Kinetics of albumin-GdDTPA in mouse blood for normal mouse (+), mouse with MDA-MB-231 tumor (o) and mouse with DU-145 tumor (x). Blood levels of albumin-GdDTPA remain constant up to 30 minutes and longer.

Figure 2

High-power micrographs (x400) of 5-µm-thick histologic sections stained with hematoxylin and eosin. Sections D, E, F, G, H, and I are primary tumor sections obtained from MDA-MB-435, MDA-MB-231, MCF-7, MatLyLu, PC-3, and DU-145 tumors. Arrows indicate tumor vessels. Sections A, B, C, J, K, and L are lung sections demonstrating metastasis of MDA-MB-435 (spontaneous metastasis), MDA-MB-231 (spontaneous metastasis), MCF-7 (experimental metastasis), MatLyLu (spontaneous metastasis), PC-3 (experimental metastasis), and DU-145 (experimental metastasis) cancer cells.

Figure 3

(A) Raw images from a central slice of a MatLyLu tumor (180 mm³) presented to show the actual distribution of the contrast agent; the corresponding maps of vascular volume and permeability-surface area product (PSP) are shown in (B).

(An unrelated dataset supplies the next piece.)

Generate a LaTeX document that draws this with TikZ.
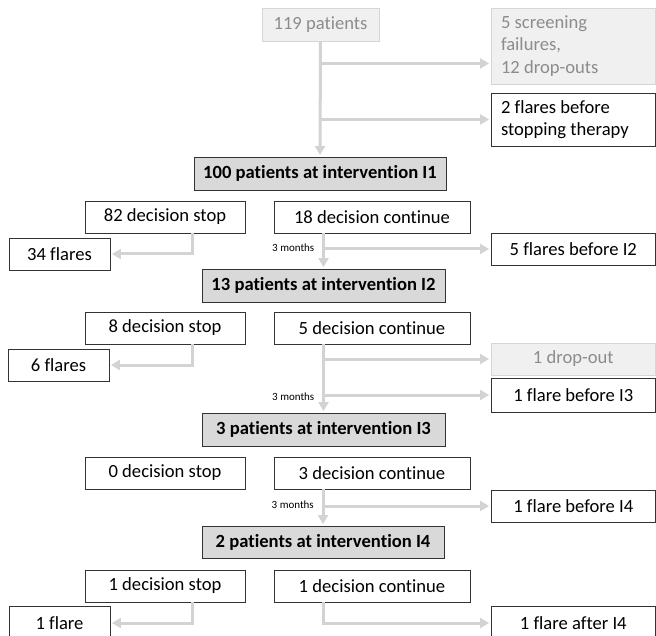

The frequency distribution of vascular volume and PSP for this tumor are shown in (C). 3D reconstructed fusion maps of vascular volume (red channel) and permeability (green channel) obtained from multislice data for this tumor are displayed in (D). The 3D fusion images show triplanar and volume rendered views of the fused maps. A histologic section stained with hematoxylin and eosin of the central slice of this tumor is shown in (E). Hematoxylin and eosin staining revealed necrosis and edema in the central region of this tumor.

Figure 4

Vascular volume and permeability “mismatch” characteristics of breast and prostate cancer tumor models. Representative red and green fusion maps for each of the tumor models are shown in (A); red corresponds to vascular volume, green to permeability. The mean value of the highest 25% values of vascular volume (■), and the mean vascular volumes spatially corresponding to the highest 25% values of permeability () are shown in (B). The mean value of the highest 25% of permeability values (■), and the permeability spatially corresponding to the highest 25% values of vascular volume () are shown in (C). A significant difference (P<.05) was observed for all the tumor models. The only exception to this was for the MDA-MB-231 tumor group.

Figure 5

(A–F): “Metabolic Boyden chamber assay” demonstrating differences in invasive characteristics of the breast (A–C) and prostate cancer (D–F) cell lines at approximately 47 hours. The T₁-weighted ¹H MR images show the bright Matrigel layer, which is significantly degraded by (A) MDA-MB-435, (B) MDA-MB-231, (D) MatLyLu, and (E) PC-3 cells, but not by the (C) MCF-7 or (F) DU-145 cells.